Journal de l'année Édition 2000 2000Éd. 2000

Eltsine joue son va-tout au Caucase

Début août, des islamistes venus de Tchétchénie s'emparent de localités au Daguestan, où ils proclament une « république islamique » du Caucase. Rallumant la guerre du Caucase, ils donnent l'occasion au Kremlin de régler ses comptes avec Grozny. Rattrapée par la guerre dont les ondes de choc provoquent des attentats sanglants en Russie, la Tchétchénie reste la carte majeure du Kremlin, à la veille d'élections qui risquent de retirer le pouvoir au clan Eltsine.

Le 7 août, des milliers de combattants islamistes puissamment armés investissent les régions montagneuses du Daguestan frontalières de la Tchétchénie, par où ils se seraient infiltrés. L'armée russe envoie aussitôt l'artillerie lourde et l'aviation pour déloger les combattants qui proclament une « république islamique » dans les territoires « libérés » de l'occupant russe, leur ambition affichée étant de jeter les fondations d'une fédération des musulmans du Caucase.

Des mots d'ordre qui renvoient l'écho de la longue guerre que livra au siècle dernier l'armée tsariste avant de prendre le contrôle du nord du Caucase, vers 1880. Ravivant la crainte d'une contagion islamiste dans ses marches caucasiennes fragilisées par la guerre de Tchétchénie de 1994-1996, qui se solda par la défaite de l'armée russe et l'indépendance de fait de la république séparatiste, le défi lancé par les commandos conduits par le Tchétchène Chamil Bassaïev ébranle un pouvoir russe déjà en difficulté ; pour relever le défi, le Kremlin appellera à la tête du gouvernement le chef du FSB (l'ex-KGB), Vladimir Poutine, nommé le 9 août en remplacement de Sergueï Stepachine, remercié alors qu'il se trouvait au Daguestan pour préparer la riposte militaire. Les états de service caucasiens peu glorieux de M. Stepachine, qui porte une lourde part de responsabilité dans les défaites infligées quatre ans avant aux Russes, expliquent en grande partie sa mise à l'écart, annonciatrice d'une nouvelle guerre dont M. Poutine s'affirme très vite comme le commandant en chef. Impliquant d'importants moyens, l'opération de police menée au Daguestan évolue vers une véritable guerre contre la Tchétchénie, donnant l'occasion à l'armée russe de laver l'affront subi en 1996 et au pouvoir de regagner une popularité perdue.

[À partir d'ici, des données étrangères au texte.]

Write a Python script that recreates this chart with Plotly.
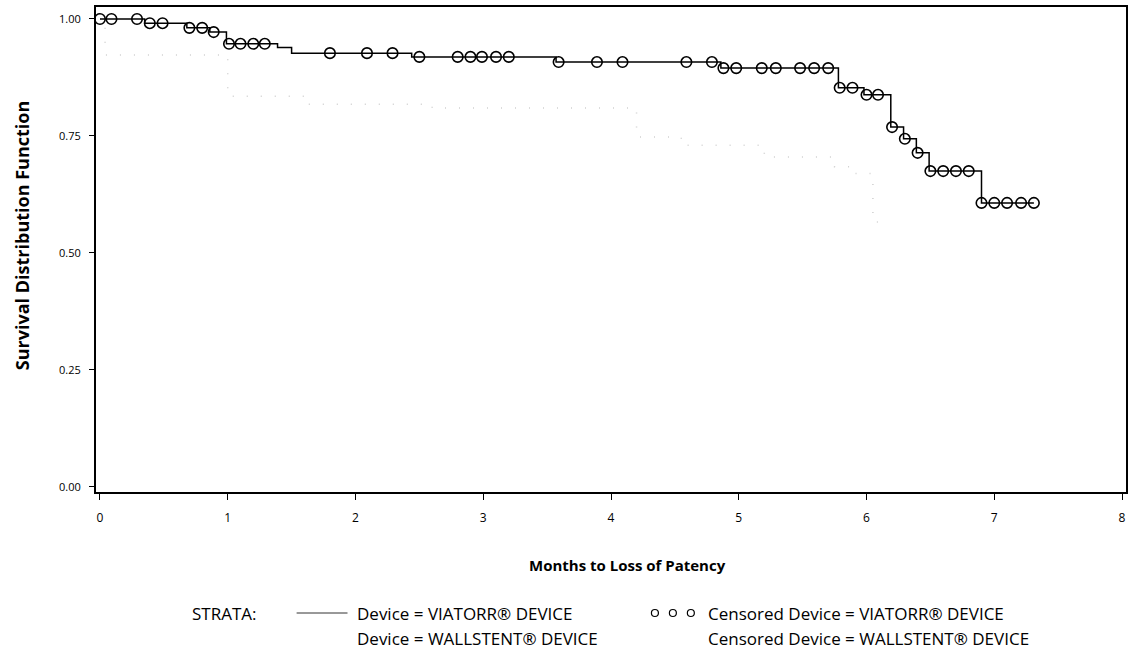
import plotly.graph_objects as go
import numpy as np

# ---- data ----
viatorr_step_times = [0.0, 0.35, 0.68, 0.86, 0.99, 1.39, 1.50, 2.44, 3.57, 4.86, 5.78, 5.98, 6.19, 6.29, 6.39, 6.49, 6.90]
viatorr_survival   = [1.000, 0.991, 0.981, 0.972, 0.947, 0.939, 0.927, 0.919, 0.908, 0.895, 0.853, 0.838, 0.769, 0.744, 0.714, 0.675, 0.607]
viatorr_end_time = 7.31
viatorr_censor_times = [0.0, 0.09, 0.29, 0.39, 0.49, 0.70, 0.80, 0.89, 1.01, 1.10, 1.20, 1.29,
                        1.80, 2.09, 2.29, 2.50, 2.80, 2.90, 2.99, 3.10, 3.20, 3.59, 3.89, 4.09,
                        4.59, 4.79, 4.88, 4.98, 5.18, 5.29, 5.48, 5.59, 5.70, 5.79, 5.89, 6.00,
                        6.09, 6.20, 6.30, 6.40, 6.50, 6.60, 6.70, 6.80, 6.90, 7.00, 7.10, 7.21, 7.31]

wallstent_step_times = [0.0, 0.04, 1.00, 1.60, 2.60, 4.20, 4.55, 5.20, 5.75, 5.90, 6.05]
wallstent_survival   = [1.000, 0.923, 0.835, 0.818, 0.810, 0.748, 0.730, 0.705, 0.684, 0.670, 0.566]
wallstent_end_time = 6.12

x_ticks = [0, 1, 2, 3, 4, 5, 6, 7, 8]
y_ticks = [0.0, 0.25, 0.5, 0.75, 1.0]

x_title = "Months to Loss of Patency"
y_title = "Survival Distribution Function"
label_v = "Device = VIATORR\u00ae DEVICE"
label_w = "Device = WALLSTENT\u00ae DEVICE"
label_cv = "Censored Device = VIATORR\u00ae DEVICE"
label_cw = "Censored Device = WALLSTENT\u00ae DEVICE"


def step_xy(times, surv, end):
    return list(times) + [end], list(surv) + [surv[-1]]


def surv_at(t, times, surv):
    idx = np.searchsorted(np.array(times), t, side="right") - 1
    return surv[max(idx, 0)]


FONT = "Open Sans"
W, H = 1131, 650
ML, MR, MT, MB = 96, 3, 7, 158

fig = go.Figure()

wx, wy = step_xy(wallstent_step_times, wallstent_survival, wallstent_end_time)
fig.add_trace(go.Scatter(x=wx, y=wy, mode="lines", line_shape="hv",
                         line=dict(color="#cfcfcf", width=1.5, dash="1px,13px"),
                         name=label_w, showlegend=False))

vx, vy = step_xy(viatorr_step_times, viatorr_survival, viatorr_end_time)
fig.add_trace(go.Scatter(x=vx, y=vy, mode="lines", line_shape="hv",
                         line=dict(color="black", width=1.5),
                         name=label_v, showlegend=False))

cy = [surv_at(t, viatorr_step_times, viatorr_survival) for t in viatorr_censor_times]
fig.add_trace(go.Scatter(x=viatorr_censor_times, y=cy, mode="markers",
                         marker=dict(symbol="circle-open", size=10.5, color="black",
                                     line=dict(width=1.6, color="black")),
                         name=label_cv, showlegend=False))


def px2paper(px, py):
    return (px - ML) / (W - ML - MR), 1 - (py - MT) / (H - MT - MB)


annos = []
shapes = []
row1, row2 = 613, 638
for text, px, py in [("STRATA:", 190, row1), (label_v, 356, row1), (label_w, 356, row2),
                     (label_cv, 707, row1), (label_cw, 707, row2)]:
    xp, yp = px2paper(px, py)
    annos.append(dict(text=text, x=xp, y=yp, xref="paper", yref="paper",
                      xanchor="left", yanchor="middle", showarrow=False,
                      font=dict(family=FONT, size=17, color="black")))

# axis titles
xp, yp = px2paper(629, 565)
annos.append(dict(text="<b>" + x_title + "</b>", x=xp, y=yp, xref="paper", yref="paper",
                  xanchor="center", yanchor="middle", showarrow=False,
                  font=dict(family=FONT, size=15, color="black")))
xp, yp = px2paper(22, 236)
annos.append(dict(text="<b>" + y_title + "</b>", x=xp, y=yp, xref="paper", yref="paper",
                  xanchor="center", yanchor="middle", showarrow=False, textangle=-90,
                  font=dict(family=FONT, size=18, color="black")))

x0, y0 = px2paper(297, row1)
x1, _ = px2paper(348, row1)
shapes.append(dict(type="line", xref="paper", yref="paper", x0=x0, x1=x1, y0=y0, y1=y0,
                   line=dict(color="#333333", width=1)))
for cxp in [656, 674, 692]:
    ax0, ay0 = px2paper(cxp - 3.5, row1 + 3.5)
    ax1, ay1 = px2paper(cxp + 3.5, row1 - 3.5)
    shapes.append(dict(type="circle", xref="paper", yref="paper", x0=ax0, x1=ax1,
                       y0=ay0, y1=ay1, line=dict(color="black", width=1.2)))

fig.update_layout(
    width=W, height=H,
    margin=dict(l=ML, r=MR, t=MT, b=MB, pad=0),
    paper_bgcolor="white", plot_bgcolor="white",
    font=dict(family=FONT, color="black"),
    annotations=annos, shapes=shapes,
    showlegend=False,
)
fig.update_xaxes(range=[-0.031, 8.031], tickvals=x_ticks, ticktext=[str(v) for v in x_ticks],
                 showgrid=False, zeroline=False, showline=True, mirror=True,
                 linecolor="black", linewidth=1.5, ticks="outside", ticklen=6,
                 tickcolor="black", ticklabelstandoff=8,
                 tickfont=dict(family=FONT, size=12))
fig.update_yaxes(range=[-0.0107, 1.0256], tickvals=y_ticks, tickformat=".2f",
                 showgrid=False, zeroline=False, showline=True, mirror=True,
                 linecolor="black", linewidth=2, ticks="outside", ticklen=5,
                 tickcolor="black", ticklabelstandoff=6,
                 tickfont=dict(family=FONT, size=11))

fig.write_html("out.html", config={"displayModeBar": False},
               post_script="document.body.style.margin='0';")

Le feu couvait certes en Tchétchénie, où des signes avant-coureurs d'une confrontation avec Moscou s'étaient multipliés, donnant lieu à des accrochages répétés en juillet sur la frontière avec le Daguestan. Élu président en janvier 1997, le commandant tchétchène modéré Aslan Machkadov ne contrôle plus les seigneurs de la guerre qui tentent de le renverser en septembre 1998 et auxquels il doit concéder l'application la plus stricte de la charia. Il subit aussi les pressions des Russes, qui l'accusent d'avoir transformé la république séparatiste en un foyer du crime organisé et du terrorisme international. L'enjeu pétrolier ajoute aux tensions : l'oléoduc qui achemine l'or noir de l'Azerbaïdjan et de la mer Caspienne jusqu'au terminal russe sur la mer Noire et, au-delà, approvisionnant les marchés occidentaux, traverse le territoire tchétchène, où le flux en est régulièrement interrompu. Depuis l'accord de paix du 31 août 1996, la Tchétchénie est devenue une zone de non-droit, ouverte au prosélytisme des intégristes musulmans, livrée aux bandes organisées qui multiplient les prises d'otages, notamment de membres d'ONG, et aux trafiquants de tout poil qui profitent du blocus exercé par Moscou pour s'enrichir, avec la complicité de la mafia et parfois même des militaires russes, tandis que la population s'enfonce dans la misère. Une situation explosive, liée aux ambiguïtés du traité de paix signé au Kremlin par MM. Eltsine et Machkadov le 12 mai 1997 : les Russes considèrent la Tchétchénie comme partie intégrante de la Fédération russe jusqu'à la discussion du statut final, renvoyée à cinq ans, tandis que les Tchétchènes estiment avoir soustrait leur république – de facto indépendante – à l'emprise de la Russie, qui n'a pas honoré son engagement de financer sa reconstruction.